_To be done:_
Can you output, word for word, the lines between the one holding "What Plotly code" and the one holding "return np.array([int(h[i:i +", inclusive, leaving out any pictures?

┌──

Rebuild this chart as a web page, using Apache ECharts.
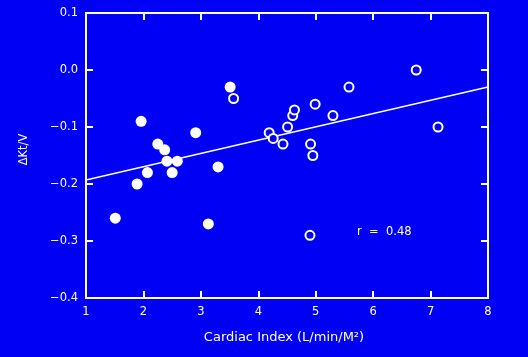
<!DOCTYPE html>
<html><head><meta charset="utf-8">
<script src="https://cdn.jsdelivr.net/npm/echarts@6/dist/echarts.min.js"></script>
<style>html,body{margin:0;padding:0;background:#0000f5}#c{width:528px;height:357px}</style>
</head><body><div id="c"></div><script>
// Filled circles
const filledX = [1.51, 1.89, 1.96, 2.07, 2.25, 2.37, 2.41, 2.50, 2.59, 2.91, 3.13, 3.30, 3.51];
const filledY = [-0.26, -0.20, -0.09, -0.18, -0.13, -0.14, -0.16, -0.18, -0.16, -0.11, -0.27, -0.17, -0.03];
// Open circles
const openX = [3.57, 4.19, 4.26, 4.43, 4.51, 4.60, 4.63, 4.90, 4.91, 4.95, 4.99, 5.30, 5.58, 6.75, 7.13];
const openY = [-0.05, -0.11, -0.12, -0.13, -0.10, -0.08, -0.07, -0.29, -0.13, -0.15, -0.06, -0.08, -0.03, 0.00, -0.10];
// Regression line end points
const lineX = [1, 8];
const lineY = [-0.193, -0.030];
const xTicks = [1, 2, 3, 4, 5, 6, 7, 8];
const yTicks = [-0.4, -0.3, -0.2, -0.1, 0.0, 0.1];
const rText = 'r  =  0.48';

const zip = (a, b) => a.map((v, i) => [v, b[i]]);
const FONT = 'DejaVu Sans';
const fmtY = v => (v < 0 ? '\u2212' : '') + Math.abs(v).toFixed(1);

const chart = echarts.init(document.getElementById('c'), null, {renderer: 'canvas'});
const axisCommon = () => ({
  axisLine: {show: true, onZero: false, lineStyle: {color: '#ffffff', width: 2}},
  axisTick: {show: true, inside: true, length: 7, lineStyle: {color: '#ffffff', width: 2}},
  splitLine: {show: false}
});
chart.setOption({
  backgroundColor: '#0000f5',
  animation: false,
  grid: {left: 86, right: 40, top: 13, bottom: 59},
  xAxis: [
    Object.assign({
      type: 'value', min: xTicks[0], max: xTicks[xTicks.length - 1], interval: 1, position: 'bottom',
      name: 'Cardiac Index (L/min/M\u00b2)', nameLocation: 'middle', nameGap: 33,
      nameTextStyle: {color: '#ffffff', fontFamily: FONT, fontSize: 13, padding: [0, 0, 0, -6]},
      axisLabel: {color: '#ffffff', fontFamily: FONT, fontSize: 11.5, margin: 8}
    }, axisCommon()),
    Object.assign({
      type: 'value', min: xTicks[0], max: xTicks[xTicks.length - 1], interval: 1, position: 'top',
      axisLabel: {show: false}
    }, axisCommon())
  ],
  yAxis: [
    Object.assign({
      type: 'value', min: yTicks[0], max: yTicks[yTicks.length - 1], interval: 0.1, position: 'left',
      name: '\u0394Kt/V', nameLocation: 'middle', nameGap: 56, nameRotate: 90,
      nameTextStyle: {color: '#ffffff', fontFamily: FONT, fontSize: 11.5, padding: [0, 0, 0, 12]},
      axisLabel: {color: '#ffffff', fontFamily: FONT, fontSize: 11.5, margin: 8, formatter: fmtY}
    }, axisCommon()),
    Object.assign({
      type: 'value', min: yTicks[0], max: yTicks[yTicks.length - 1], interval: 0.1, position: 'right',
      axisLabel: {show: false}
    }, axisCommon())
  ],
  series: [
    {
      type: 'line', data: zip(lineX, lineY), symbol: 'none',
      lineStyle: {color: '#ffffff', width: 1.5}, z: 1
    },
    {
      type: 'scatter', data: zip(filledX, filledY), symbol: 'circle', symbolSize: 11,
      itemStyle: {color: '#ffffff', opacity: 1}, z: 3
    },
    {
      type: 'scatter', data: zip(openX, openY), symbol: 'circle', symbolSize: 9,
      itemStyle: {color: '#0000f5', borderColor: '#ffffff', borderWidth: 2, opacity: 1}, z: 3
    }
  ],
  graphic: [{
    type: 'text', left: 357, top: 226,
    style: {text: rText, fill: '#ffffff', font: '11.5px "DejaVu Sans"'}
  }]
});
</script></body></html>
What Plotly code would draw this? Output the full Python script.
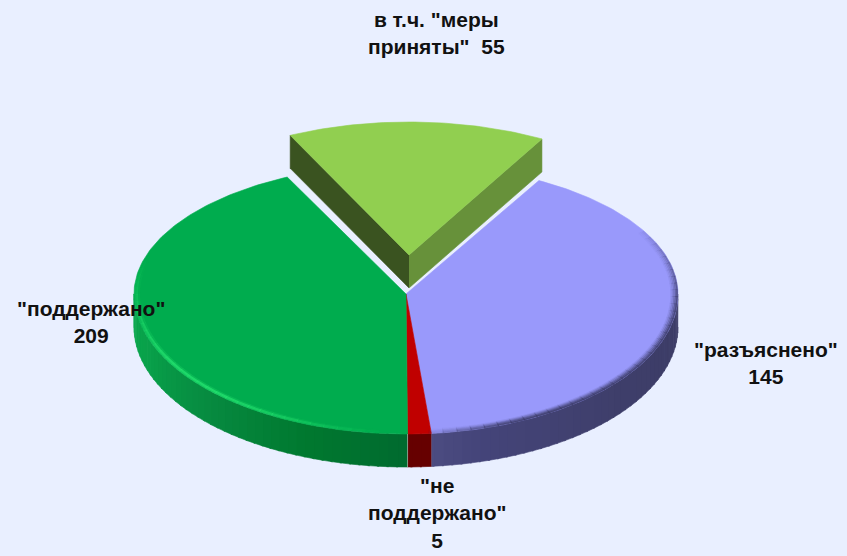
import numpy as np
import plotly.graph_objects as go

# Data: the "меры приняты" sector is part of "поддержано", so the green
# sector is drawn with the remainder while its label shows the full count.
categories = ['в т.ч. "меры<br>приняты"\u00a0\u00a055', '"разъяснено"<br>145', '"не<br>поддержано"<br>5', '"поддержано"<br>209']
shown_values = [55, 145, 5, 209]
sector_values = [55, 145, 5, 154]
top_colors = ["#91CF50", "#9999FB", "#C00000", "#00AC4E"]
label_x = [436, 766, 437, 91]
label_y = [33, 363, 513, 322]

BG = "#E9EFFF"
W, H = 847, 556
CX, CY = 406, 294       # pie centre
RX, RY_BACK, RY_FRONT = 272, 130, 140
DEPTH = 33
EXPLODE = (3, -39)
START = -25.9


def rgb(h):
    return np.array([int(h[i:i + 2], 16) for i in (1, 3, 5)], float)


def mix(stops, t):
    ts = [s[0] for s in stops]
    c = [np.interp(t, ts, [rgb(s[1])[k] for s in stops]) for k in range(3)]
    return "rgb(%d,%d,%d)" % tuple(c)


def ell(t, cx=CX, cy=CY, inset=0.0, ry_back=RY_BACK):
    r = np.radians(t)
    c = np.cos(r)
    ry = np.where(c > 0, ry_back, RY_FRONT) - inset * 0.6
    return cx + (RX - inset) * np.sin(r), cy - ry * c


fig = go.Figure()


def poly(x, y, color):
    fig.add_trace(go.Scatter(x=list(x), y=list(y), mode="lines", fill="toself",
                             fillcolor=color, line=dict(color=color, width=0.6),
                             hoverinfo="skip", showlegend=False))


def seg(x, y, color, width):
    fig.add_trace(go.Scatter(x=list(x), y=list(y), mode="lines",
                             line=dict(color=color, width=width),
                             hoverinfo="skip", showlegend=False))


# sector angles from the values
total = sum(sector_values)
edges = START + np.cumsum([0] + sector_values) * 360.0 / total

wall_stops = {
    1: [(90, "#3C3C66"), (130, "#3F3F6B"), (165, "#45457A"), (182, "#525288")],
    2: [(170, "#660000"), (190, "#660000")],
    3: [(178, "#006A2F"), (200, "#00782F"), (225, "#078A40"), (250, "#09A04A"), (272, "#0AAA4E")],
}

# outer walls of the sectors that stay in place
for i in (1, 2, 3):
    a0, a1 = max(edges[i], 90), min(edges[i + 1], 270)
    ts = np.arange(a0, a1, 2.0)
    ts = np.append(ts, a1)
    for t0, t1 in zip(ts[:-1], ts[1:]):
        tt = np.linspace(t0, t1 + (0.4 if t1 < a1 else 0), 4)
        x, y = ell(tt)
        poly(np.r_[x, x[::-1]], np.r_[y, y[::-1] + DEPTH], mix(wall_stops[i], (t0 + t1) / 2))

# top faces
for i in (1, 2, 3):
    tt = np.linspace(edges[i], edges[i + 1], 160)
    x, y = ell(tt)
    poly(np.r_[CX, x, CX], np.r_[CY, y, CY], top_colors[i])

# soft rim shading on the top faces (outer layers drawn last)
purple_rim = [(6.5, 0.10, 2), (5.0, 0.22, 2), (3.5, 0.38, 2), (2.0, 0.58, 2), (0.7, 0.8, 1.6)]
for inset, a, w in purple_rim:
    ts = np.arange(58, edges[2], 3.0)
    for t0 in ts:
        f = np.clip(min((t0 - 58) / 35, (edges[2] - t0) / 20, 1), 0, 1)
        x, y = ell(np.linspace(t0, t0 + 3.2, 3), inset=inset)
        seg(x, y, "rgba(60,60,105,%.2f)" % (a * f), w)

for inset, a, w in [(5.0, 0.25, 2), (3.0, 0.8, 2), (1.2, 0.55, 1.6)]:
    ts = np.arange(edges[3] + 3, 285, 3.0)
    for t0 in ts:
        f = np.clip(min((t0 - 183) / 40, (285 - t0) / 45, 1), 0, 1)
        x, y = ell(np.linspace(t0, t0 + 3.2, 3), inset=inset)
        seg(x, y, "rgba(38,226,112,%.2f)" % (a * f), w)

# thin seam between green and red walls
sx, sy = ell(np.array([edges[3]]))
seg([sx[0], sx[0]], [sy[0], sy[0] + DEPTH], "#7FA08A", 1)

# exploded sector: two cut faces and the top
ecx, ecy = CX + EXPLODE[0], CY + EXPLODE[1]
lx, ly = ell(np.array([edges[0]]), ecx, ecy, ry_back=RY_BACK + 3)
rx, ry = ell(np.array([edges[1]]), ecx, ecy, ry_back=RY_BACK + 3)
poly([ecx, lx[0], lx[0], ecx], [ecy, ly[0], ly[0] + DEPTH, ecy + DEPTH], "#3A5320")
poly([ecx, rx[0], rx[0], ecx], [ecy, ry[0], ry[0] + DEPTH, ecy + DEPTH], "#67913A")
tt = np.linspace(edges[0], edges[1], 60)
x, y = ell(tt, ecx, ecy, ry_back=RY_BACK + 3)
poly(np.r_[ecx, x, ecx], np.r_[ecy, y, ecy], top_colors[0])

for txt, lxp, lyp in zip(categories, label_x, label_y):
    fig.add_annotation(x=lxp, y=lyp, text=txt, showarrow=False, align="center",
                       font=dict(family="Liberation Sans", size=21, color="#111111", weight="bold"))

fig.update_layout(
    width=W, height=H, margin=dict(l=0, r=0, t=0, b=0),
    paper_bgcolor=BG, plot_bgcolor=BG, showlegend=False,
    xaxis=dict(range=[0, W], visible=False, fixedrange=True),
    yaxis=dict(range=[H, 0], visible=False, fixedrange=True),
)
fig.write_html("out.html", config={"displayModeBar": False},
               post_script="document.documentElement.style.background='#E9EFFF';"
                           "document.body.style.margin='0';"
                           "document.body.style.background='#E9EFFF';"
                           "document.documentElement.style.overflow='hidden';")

└──

_Response:_
What Plotly code would draw this? Output the full Python script.
import numpy as np
import plotly.graph_objects as go

# Data: the "меры приняты" sector is part of "поддержано", so the green
# sector is drawn with the remainder while its label shows the full count.
categories = ['в т.ч. "меры<br>приняты"\u00a0\u00a055', '"разъяснено"<br>145', '"не<br>поддержано"<br>5', '"поддержано"<br>209']
shown_values = [55, 145, 5, 209]
sector_values = [55, 145, 5, 154]
top_colors = ["#91CF50", "#9999FB", "#C00000", "#00AC4E"]
label_x = [436, 766, 437, 91]
label_y = [33, 363, 513, 322]

BG = "#E9EFFF"
W, H = 847, 556
CX, CY = 406, 294       # pie centre
RX, RY_BACK, RY_FRONT = 272, 130, 140
DEPTH = 33
EXPLODE = (3, -39)
START = -25.9


def rgb(h):
    return np.array([int(h[i:i + 2], 16) for i in (1, 3, 5)], float)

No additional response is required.